A few months ago, Calcyman came up with a substantial improvement to stable-reflector technology, using some of Paul Callahan's search results from the 1990s.
Ultimate (so far...) stable 180 degree reflector, the 'rectifier'.
By Calcyman, 26th March 2009, 21:00 GMT
The previous smallest and fastest stable reflector, the "boojum reflector", produced an output glider 180 degrees from the input at a 9-cell offset. It contained nine still-life catalysts and took 202 ticks to recover. Calcyman's new discovery, the "rectifier", needs only five catalysts to produce the exact same reflected glider -- and it recovers in only 106 ticks.
This is an unusually short recovery time, to say the least -- because this is the first stable reflector that makes a perfect single-stage recovery.
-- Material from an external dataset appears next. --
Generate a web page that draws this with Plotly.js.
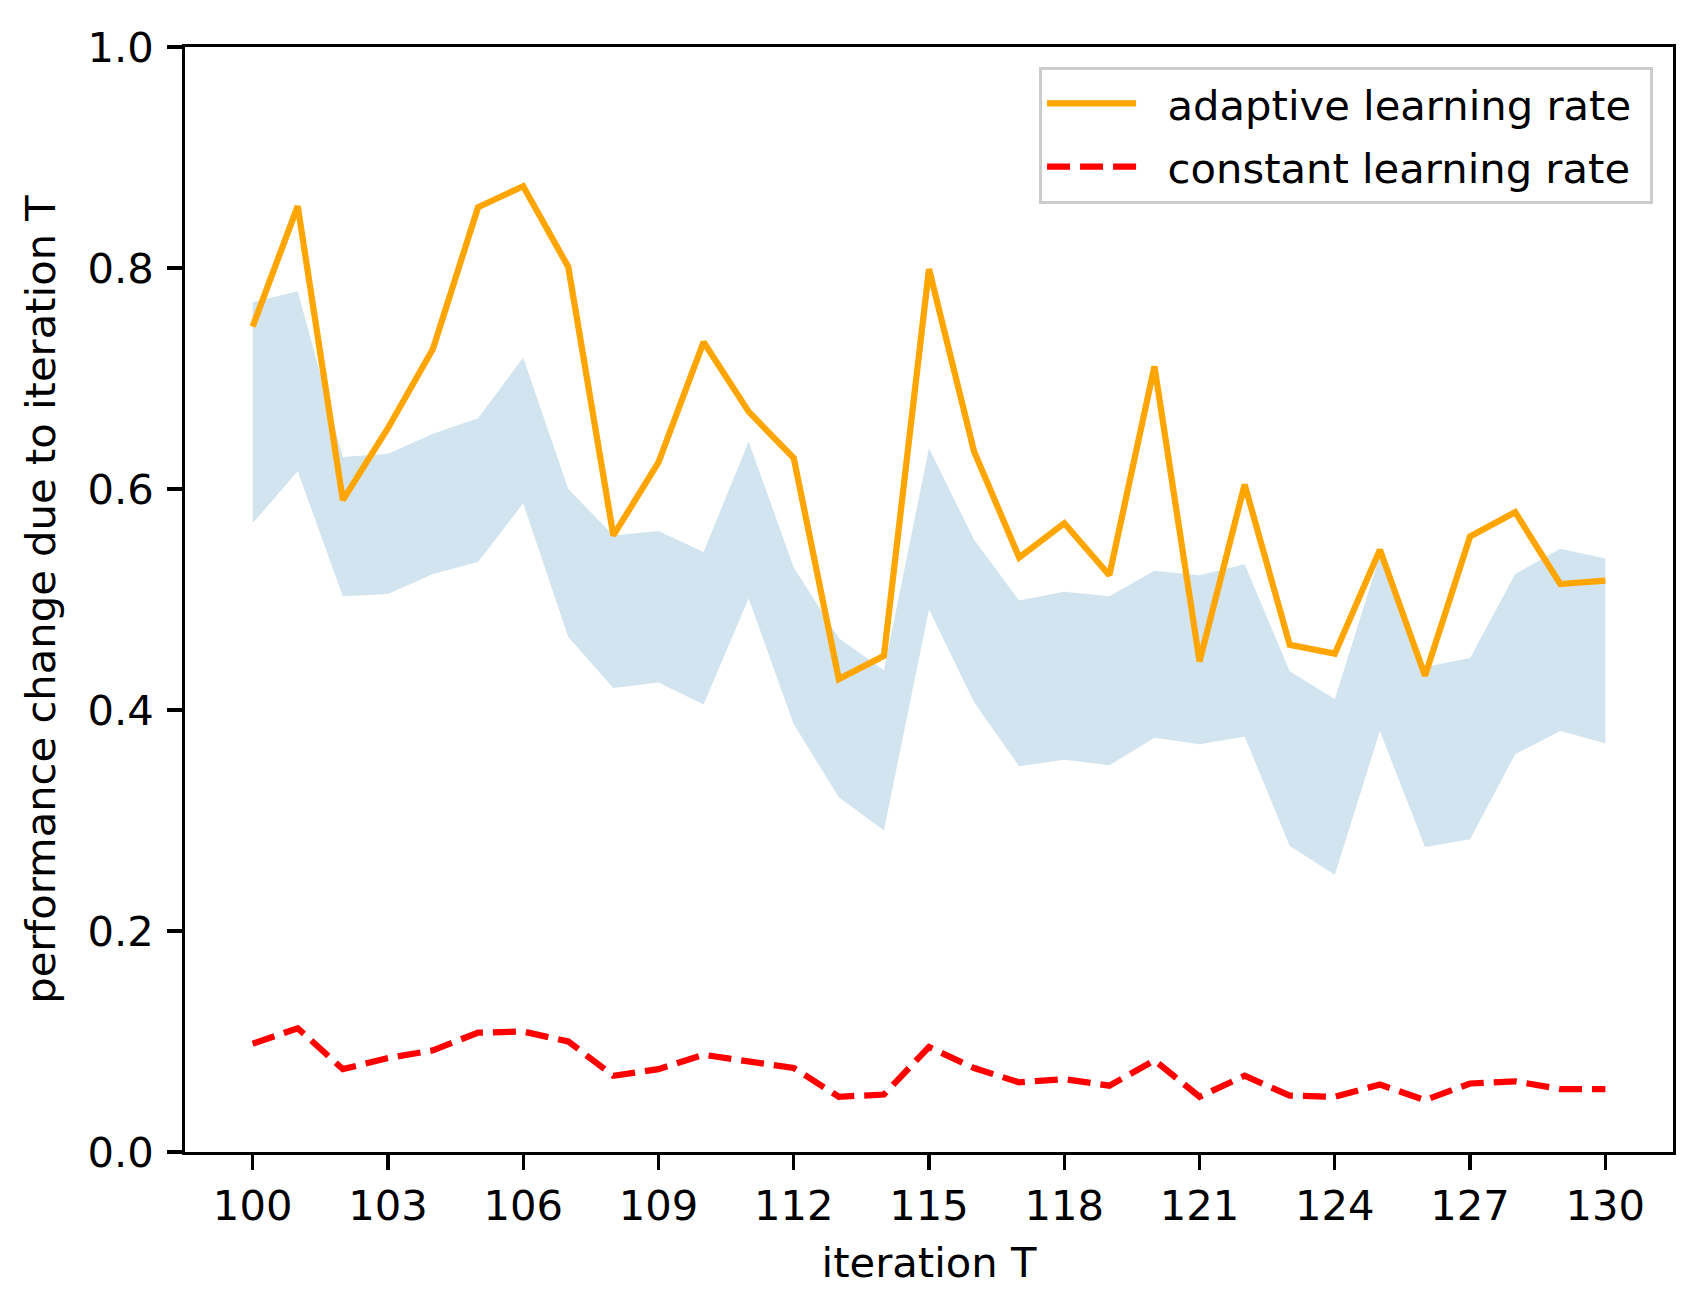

All stable reflectors are triggered when an incoming glider strikes a "bait" still life and produces an active pattern. Until now, all known stable reflectors have fallen into one of two categories. In the first type, "destroy-then-rebuild", a glider colliding with one or more bait still lifes produces an output signal; the bait then has to be reconstructed as a separate step, by routing a branch of the output signal back to the key location.
In the second type, "rebuild-then-repair", catalysts successfully recreate the bait and an output signal from the original active pattern. But it's very difficult to find a set of catalysts that can recreate the bait in exactly the right place, allow a clean output signal to escape, _and_ suppress the remainder of the active pattern perfectly. So other unwanted still lifes generally appear along with the bait; the output signal then has to be routed around to clean up the extra junk (usually by annihilating it with a carefully-placed glider). Only then can the reflector safely accept another glider input.
The boojum reflector comes fairly close to a perfect single-stage recovery; a lucky cleanup glider is generated directly from the original active pattern, so no extra Herschel circuitry is needed. But Calcyman's new pattern is a significant step forward: it doesn't need any cleanup gliders at all!
Calcyman's article-length summary of the development of stable signal-processing technology includes examples of both "destroy-then-rebuild" and "rebuild-then-repair" reflector types. A more comprehensive collection of early stable-reflector constructions can be found in his reflector catalogue.